The 45-year-old Christian group pastor in Sapporo, Hokkaido can turn a single unbroken peel into an array of animals and other designs, and now he’s out to spread the word. He has even published a book devoted to the art, sparking widespread interest.

Reverend Okada’s fascination with peel began during a tea break. One day, he happened to notice that a mikan peel he had discarded looked a lot like a scorpion. “I bet I could shape peel to look like other animals, too,” he thought, and soon his mealtime hobby became an obsession.

Family and friends were used to seeing Reverend Okada tinkering with things for novel amusement, so at first they thought his new pastime was just another passing fad.

Then, two years ago, he approached a publisher with an idea. The result, “New Ways to Peel a Mikan,” is a guide to mikan peeling for would-be orange artists featuring 25 designs that include familiar animals, the sun and even Nessie (the Loch Ness Monster).

But the book is a bit more than just a how-to-do-it manual. It is also a story about a boy called “Little Mukio” who amazes people with his orange-peel artistry. The boy’s single-mindedness never fails to make readers laugh.

Reverend Okada majored in painting at a fine arts university in Osaka and first became acquainted with the Bible through an interest connected with his painting. Considering himself a sinner, he began reading it diligently and attended a Bible school in Mexico before finally becoming a pastor.

Reverend Okada tells his congregation to believe in unlikely possibilities, and that nothing is useless in God’s creation.

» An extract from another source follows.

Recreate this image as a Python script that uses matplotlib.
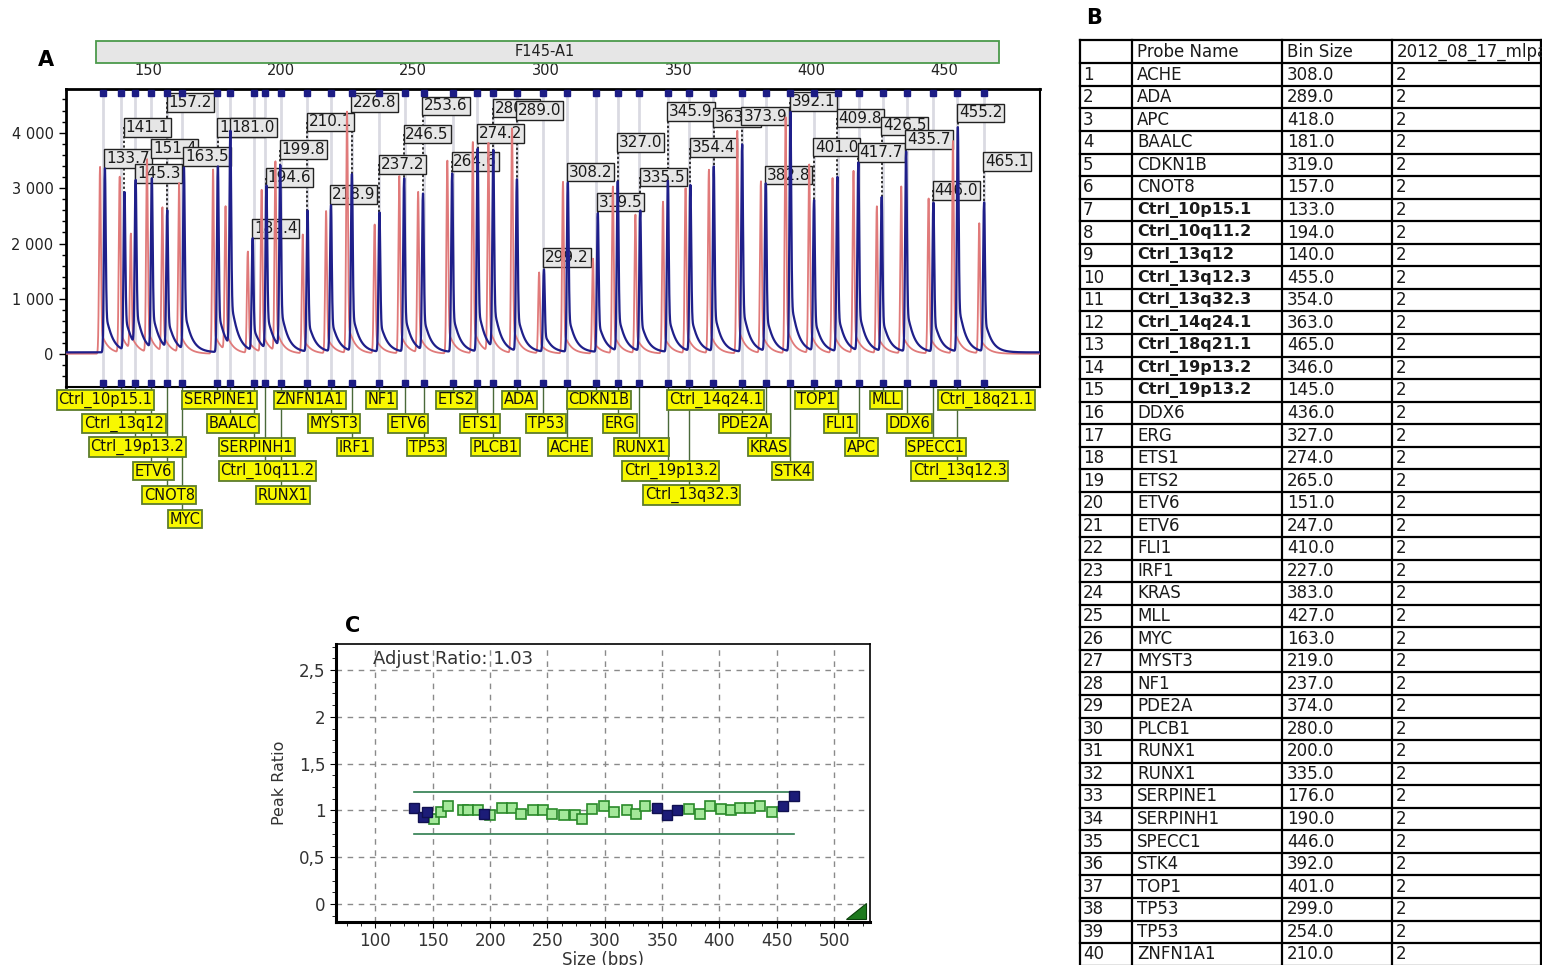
import numpy as np
import matplotlib
matplotlib.use("Agg")
import matplotlib.pyplot as plt
from matplotlib.patches import Rectangle, Polygon
from matplotlib.ticker import MultipleLocator, FixedLocator, FuncFormatter
from matplotlib.transforms import blended_transform_factory

plt.rcParams['font.family'] = ['DejaVu Sans']

W, H = 1548, 965

# ---- panel B: probe table
probe_names = ["ACHE", "ADA", "APC", "BAALC", "CDKN1B", "CNOT8",
               "Ctrl_10p15.1", "Ctrl_10q11.2", "Ctrl_13q12", "Ctrl_13q12.3",
               "Ctrl_13q32.3", "Ctrl_14q24.1", "Ctrl_18q21.1", "Ctrl_19p13.2",
               "Ctrl_19p13.2", "DDX6", "ERG", "ETS1", "ETS2", "ETV6", "ETV6",
               "FLI1", "IRF1", "KRAS", "MLL", "MYC", "MYST3", "NF1", "PDE2A",
               "PLCB1", "RUNX1", "RUNX1", "SERPINE1", "SERPINH1", "SPECC1",
               "STK4", "TOP1", "TP53", "TP53", "ZNFN1A1"]
bin_sizes = [308, 289, 418, 181, 319, 157, 133, 194, 140, 455, 354, 363, 465, 346,
             145, 436, 327, 274, 265, 151, 247, 410, 227, 383, 427, 163, 219, 237,
             374, 280, 200, 335, 176, 190, 446, 392, 401, 299, 254, 210]
copy_number = [2] * 40
table_header = ["", "Probe Name", "Bin Size", "2012_08_17_mlpa"]

# ---- panel A: peaks, in bin order
peak_sizes = [133.7, 141.1, 145.3, 151.4, 157.2, 163.5, 176.3, 181.0, 189.4, 194.6,
              199.8, 210.1, 218.9, 226.8, 237.2, 246.5, 253.6, 264.6, 274.2, 280.1,
              289.0, 299.2, 308.2, 319.5, 327.0, 335.5, 345.9, 354.4, 363.2, 373.9,
              382.8, 392.1, 401.0, 409.8, 417.7, 426.5, 435.7, 446.0, 455.2, 465.1]
sample_heights = [3250, 2790, 2910, 3000, 2430, 3210, 3280, 3790, 1980, 2880,
                  3210, 2490, 2580, 3120, 2460, 3060, 2760, 3150, 3580, 3490,
                  3030, 1450, 2990, 2450, 2990, 2480, 3020, 2930, 3260, 3660,
                  2960, 4230, 2660, 3080, 3320, 2720, 3530, 2630, 3960, 2630]
reference_heights = [3350, 3150, 2070, 3460, 2580, 3030, 3300, 2580, 1820, 2910,
                     3400, 2130, 2550, 4330, 2310, 3180, 2880, 3460, 3790, 3730,
                     4030, 1450, 3080, 1700, 2990, 2480, 2720, 2960, 3290, 3990,
                     3080, 4230, 3380, 3140, 3260, 2630, 2990, 2780, 3810, 2330]
label_heights = [3540, 4100, 3260, 3720, 4550, 3570, 4100, 4100, 2275, 3190,
                 3695, 4195, 2880, 4545, 3430, 3975, 4485, 3485, 3990, 4445,
                 4400, 1750, 3290, 2747, 3818, 3200, 4381, 3730, 4280, 4300,
                 3235, 4563, 3740, 4265, 3637, 4124, 3876, 2960, 4357, 3480]
label_rows = [1, 2, 3, 4, 5, 6, 1, 2, 3, 4, 5, 1, 2, 3, 1, 2, 3, 1, 2, 3,
              1, 2, 3, 1, 2, 3, 4, 5, 1, 2, 3, 4, 1, 2, 3, 1, 2, 3, 4, 1]

# ---- panel C: peak ratios, in bin order
peak_ratios = [1.03, 0.93, 0.98, 0.91, 0.98, 1.05, 1.00, 1.00, 1.00, 0.96,
               0.95, 1.03, 1.03, 0.96, 1.00, 1.00, 0.96, 0.95, 0.95, 0.91,
               1.02, 1.05, 0.98, 1.00, 0.96, 1.05, 1.03, 0.95, 1.00, 1.02,
               0.96, 1.05, 1.02, 1.00, 1.03, 1.03, 1.05, 0.98, 1.05, 1.15]
ratio_limits = [0.75, 1.2]
adjust_ratio = 1.03

order = np.argsort(bin_sizes, kind="stable")
sorted_bins = [bin_sizes[i] for i in order]
sorted_names = [probe_names[i] for i in order]


def fx(px):
    return px / W


def fy(py):
    return 1 - py / H


fig = plt.figure(figsize=(W / 100, H / 100), dpi=100)

# ================= panel A =================
axA = fig.add_axes([fx(66), fy(387), (1040 - 66) / W, (387 - 89) / H])
xlo = 150 - (148 - 66) / 2.653
xhi = 150 + (1040 - 148) / 2.653
axA.set_xlim(xlo, xhi)
axA.set_ylim(-590, 4789)

xs = np.arange(xlo, xhi, 0.04)


def render_trace(pos, hts, tail, tau, base):
    y = np.full_like(xs, base)
    for p, h in zip(pos, hts):
        d = xs - p
        dp = np.clip(d, 0, None)
        y += h * np.exp(-0.5 * (d / 0.32) ** 2)
        y += np.where(d > 0, tail * h * np.exp(-dp / tau) * (1 - np.exp(-dp / 0.35)), 0.0)
    return y


ref_pos = [p - 1.8 for p in peak_sizes]
axA.plot(xs, render_trace(ref_pos, reference_heights, 0.14, 2.5, 10),
         color='#e07a7a', lw=1.3, zorder=5)
axA.plot(xs, render_trace(peak_sizes, sample_heights, 0.26, 2.5, 35),
         color='#1f1f8a', lw=1.6, zorder=6)

for b in sorted_bins:
    axA.axvline(b, color='#dadae2', lw=2, zorder=1)

mtr = blended_transform_factory(axA.transData, axA.transAxes)
for yy in (0.985, 0.013):
    axA.plot(sorted_bins, [yy] * len(sorted_bins), ls='none', marker='s', ms=4.5,
             color='#1c1c84', transform=mtr, clip_on=False, zorder=7)

for i, (p, ly) in enumerate(zip(peak_sizes, label_heights)):
    axA.plot([p, p], [ly, sample_heights[i]], color='black', lw=1.1,
             ls=(0, (1.5, 1.5)), zorder=3)
    axA.text(p + 0.5, ly, f"{p:.1f}", ha='left', va='center', fontsize=11,
             color='#1a1a1a', zorder=4 + i * 0.01,
             bbox=dict(boxstyle='square,pad=0.12', fc='#e6e6e6', ec='#222222', lw=1))

axA.xaxis.tick_top()
axA.set_xticks([150, 200, 250, 300, 350, 400, 450])
axA.tick_params(axis='x', length=0, pad=8, labelsize=10.5, labelcolor='#222222')
axA.yaxis.set_major_locator(FixedLocator([0, 1000, 2000, 3000, 4000]))
axA.yaxis.set_minor_locator(MultipleLocator(200))
axA.yaxis.set_major_formatter(FuncFormatter(lambda v, p: f"{int(v):,}".replace(",", " ")))
axA.tick_params(axis='y', which='major', length=5, width=1, pad=4, labelsize=10.5,
                labelcolor='#222222')
axA.tick_params(axis='y', which='minor', length=3, width=1)
for s, lw in (('top', 2), ('left', 2), ('right', 1.5), ('bottom', 1.5)):
    axA.spines[s].set_linewidth(lw)

# probe name labels below panel A
tr = blended_transform_factory(axA.transData, fig.transFigure)
row_y = [400, 423.5, 447, 471, 495, 519]
for b, name, r in zip(sorted_bins, sorted_names, label_rows):
    yc = row_y[r - 1]
    axA.plot([b, b], [fy(387), fy(yc - 9)], transform=tr, clip_on=False,
             color='#4a6a3a', lw=1, zorder=1)
    axA.text(b + 1, fy(yc), name, transform=tr, ha='center', va='center',
             fontsize=10.5, clip_on=False, color='#111111', zorder=2,
             bbox=dict(boxstyle='square,pad=0.12', fc='#f8f800', ec='#5d7d2d', lw=1.3))

# sample header bar
fig.add_artist(Rectangle((fx(96), fy(63)), (999 - 96) / W, 22 / H,
                         transform=fig.transFigure, fc='#e6e6e6', ec='#4c9a4c', lw=1.3))
fig.text(fx(545), fy(52), "F145-A1", ha='center', va='center', fontsize=10.5,
         color='#222222')

# ================= panel B =================
axB = fig.add_axes([fx(1078), 0, (1542 - 1078) / W, fy(37)])
axB.set_xlim(1078, 1542)
axB.set_ylim(965, 37)
axB.axis('off')
col_x = [1080, 1132, 1282, 1392, 1541]
head_top, head_bot, row_h = 40, 63.3, 22.56
for cx in col_x:
    axB.plot([cx, cx], [head_top, 965], color='black', lw=1.6)
axB.plot([col_x[0], col_x[-1]], [head_top, head_top], color='black', lw=1.6)
for k in range(len(probe_names) + 1):
    yy = head_bot + k * row_h
    axB.plot([col_x[0], col_x[-1]], [yy, yy], color='black', lw=1.6)
for j, h in enumerate(table_header):
    axB.text(col_x[j] + 5, (head_top + head_bot) / 2, h, ha='left', va='center',
             fontsize=12, color='#1a1a1a', clip_on=True)
for k in range(len(probe_names)):
    yc = head_bot + (k + 0.5) * row_h
    bold = probe_names[k].startswith("Ctrl")
    axB.text(col_x[0] + 3, yc, str(k + 1), ha='left', va='center', fontsize=12,
             color='#1a1a1a')
    axB.text(col_x[1] + 5, yc, probe_names[k], ha='left', va='center',
             fontsize=11.5 if bold else 12, fontweight='bold' if bold else 'normal',
             color='#1a1a1a')
    axB.text(col_x[2] + 5, yc, f"{bin_sizes[k]:.1f}", ha='left', va='center',
             fontsize=12, color='#1a1a1a')
    axB.text(col_x[3] + 4, yc, str(copy_number[k]), ha='left', va='center',
             fontsize=12, color='#1a1a1a')

# ================= panel C =================
axC = fig.add_axes([fx(336), fy(922), 534 / W, 278 / H])
axC.set_xlim(65.6, 531.4)
axC.set_ylim(-0.192, 2.778)
axC.xaxis.set_major_locator(MultipleLocator(50))
axC.xaxis.set_minor_locator(MultipleLocator(12.5))
axC.yaxis.set_major_locator(MultipleLocator(0.5))
axC.yaxis.set_minor_locator(MultipleLocator(0.125))
axC.yaxis.set_major_formatter(FuncFormatter(lambda v, p: f"{v:g}".replace(".", ",")))
axC.grid(True, which='major', ls=(0, (4, 4)), color='#8a8a8a', lw=1)
axC.tick_params(which='major', direction='out', length=4, labelsize=12,
                labelcolor='#333333')
axC.tick_params(which='minor', direction='out', length=3)
for s, lw in (('left', 2.2), ('bottom', 2.2), ('top', 1.2), ('right', 1.2)):
    axC.spines[s].set_linewidth(lw)

for lim in ratio_limits:
    axC.plot([min(peak_sizes), max(peak_sizes)], [lim, lim], color='#2e7d4e', lw=1.2,
             zorder=3)
is_ctrl = [n.startswith("Ctrl") for n in sorted_names]
gx = [p for p, c in zip(peak_sizes, is_ctrl) if not c]
gy = [r for r, c in zip(peak_ratios, is_ctrl) if not c]
bx = [p for p, c in zip(peak_sizes, is_ctrl) if c]
by = [r for r, c in zip(peak_ratios, is_ctrl) if c]
axC.plot(gx, gy, ls='none', marker='s', ms=7, mfc='#a4e89a', mec='#2a8a2a', mew=1.2,
         zorder=4)
axC.plot(bx, by, ls='none', marker='s', ms=7, mfc='#1c1c78', mec='#101050', mew=1,
         zorder=4)
axC.text(0.069, 0.946, f"Adjust Ratio: {adjust_ratio:.2f}", transform=axC.transAxes,
         ha='left', va='center', fontsize=13, color='#333333')
axC.add_patch(Polygon([(0.955, 0.011), (0.9925, 0.011), (0.9925, 0.068)],
                      closed=True, transform=axC.transAxes, fc='#1e7a1e', ec='#0a400a',
                      lw=0.8, zorder=5))
axC.set_ylabel("Peak Ratio", fontsize=11.5, color='#333333')
axC.yaxis.set_label_coords(-0.092, 0.5)
axC.set_xlabel("Size (bps)", fontsize=12, color='#333333')
axC.xaxis.set_label_coords(0.5, -0.104)

# panel letters
for letter, px, py in (("A", 46, 60), ("B", 1094, 18), ("C", 353, 626)):
    fig.text(fx(px), fy(py), letter, ha='center', va='center', fontsize=15,
             fontweight='bold', family='DejaVu Sans')

fig.savefig("out.png", dpi=100)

Consider orange peel, seemingly fit for nothing but trash, and how it can blossom into something more, he said.

We should “see” this, Reverend Okada says, and “believe in unlikely possibilities.”

He sees a connection between his orange-peel art and evangelization.

Something can be made beautiful and intricate “from a modest beginning” and is a lesson about how to live as a Christian, he said.

Reverend Okada says he wants his flock to put everything God has given them to good use, and “go forth” from his church into the world as messengers.

“I want to offer a way of going into the world to proclaim the Gospel,” even if it is as modest as a book based on an interest in oranges, he said.